Depuis sa création, il y a plus de 25 ans, la philosophie d'Amazon n'a pas changé : le client doit être servi en priorité, quel qu’en soit le coût pour le personnel. Tant pis si les conditions de travail poussent les manutentionnaires à la limite de leur santé. Le New York Times rappelle ce que Jeff Bezos, le fondateur d'Amazon, écrivait à ses actionnaires en 2016 : "le jour 1 signifie être affamé, prendre des décisions dures et ne jamais oublier le client. Le jour 2, c'est la stagnation, suivie par l'inutilité, qui entraîne le déclin atrocement douloureux. Suivi par la mort. Voilà pourquoi c'est toujours le jour 1". Pendant des années, personne ne s'est plaint des méthodes d'Amazon, puisque les clients étaient ravis de recevoir rapidement leurs commandes. 

Et puis, des reportages tournés en caméra cachée ont révélé la réalité. Les salariés d'Amazon étaient traités comme des robots, dont chaque geste était minuté. Ils étaient surveillés par des chefs d'équipe dont les primes dépendaient d'objectifs à atteindre coûte que coûte. Les réseaux sociaux ont révélé des scandales effarants. Faute de temps pour aller aux toilettes, les manutentionnaires urinaient dans des bouteilles ! Un ancien salarié a expliqué: "Pour Amazon, il ne s'agit pas d'argent. Il s'agit de contrôler le corps des salariés à tout moment de leur activité". Les plaintes se sont multipliées partout aux États-Unis. En Californie, 718 chauffeurs travaillant pour un sous-traitant d'Amazon étaient payés pour 10 heures de travail, mais ils en faisaient 11 et parfois plus pour livrer l'énorme volume de colis. 5 millions de dollars d'heures supplémentaires ne leur ont jamais été payés. 

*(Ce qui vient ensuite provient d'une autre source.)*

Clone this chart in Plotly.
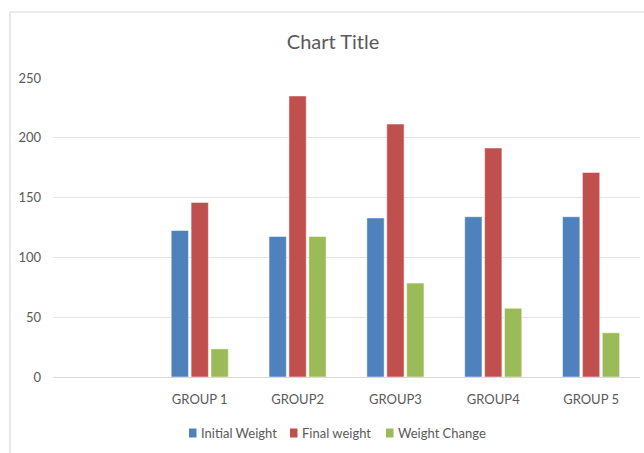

Pourtant, Amazon n'a jamais eu de difficulté à recruter du personnel. Il paie ses employés $ 15,30 de l'heure, deux fois plus que le salaire minimum aux États-Unis. Même si le personnel ne supporte pas longtemps ces conditions de travail épuisantes il y a toujours des demandeurs d'emploi pour travailler dans ses entrepôts. Depuis des années, toutes les tentatives pour créer une section syndicale chez Amazon ont échoué. Le syndicat du commerce, le RWDSU, vient de perdre la bataille qu'il avait engagée dans un dépôt en Alabama, dont 85% des salariés sont des Noirs. 1798 voix contre le syndicat, 738 pour. Amazon a utilisé toutes sortes de tactiques pour convaincre ses salariés qu'ils n'avaient pas besoin de payer une cotisation syndicale pour toucher leur salaire : des affiches, des prospectus, un site Internet, des réunions obligatoires avec présentation PowerPoint pour dénigrer le syndicat. Selon le Washington Post , dont le propriétaire est Jeff Bezos, le PDG d'Amazon, l'entreprise a fait installer par la poste américaine une boîte à lettres devant le dépôt pour recueillir les bulletins de vote. Ce qui est illégal. 

Pour Amazon, l'enjeu était capital. Le géant du e-commerce emploie plus d'un million de salariés. La pandémie a fait exploser son activité, son chiffre d'affaires et bien sûr son bénéfice. Au quatrième trimestre de l'an dernier, son chiffre d'affaires a dépassé 125 milliards de dollars, en augmentation de 44 %. Son bénéfice net a atteint 7,2 milliards de dollars, en en hausse de 121%. Amazon représente donc le second employeur des États-Unis, ce qui lui donne un poids politique considérable. Même si le président Joe Biden et les démocrates soutenaient l'action du syndicat du commerce, le vote de l'Alabama sonne comme une victoire pour Amazon. Si le syndicat avait réussi à créer une section en Alabama, il aurait certainement essayé d'en créer d'autres à travers les États-Unis. En Europe, les salariés d'Amazon sont parfois syndiqués et ils ont protesté contre les méthodes de la multinationale. En Italie et en Allemagne, les syndicats ont organisé des grèves. 

Au-delà du cas d'Amazon, c'est tout l'univers des Gafa (Google, Amazon, Facebook, Apple) qui redoutait le vote de l'Alabama. Ces géants dont la puissance dépasse celle des États se sont toujours présentés comme des entreprises où l'ambiance de travail est cool et où les salaires sont plus élevés que la moyenne. Pour Pichai, Bezos, Zuckerberg, Cook, les syndicats sont des ennemis qui empêchent les entreprises de faire des milliards de bénéfices en imposant leurs méthodes à leurs salariés. Comme l'affirmait Jeff Bezos : "Ce sont les missionnaires qui finissent par gagner le plus d'argent, de toute façon".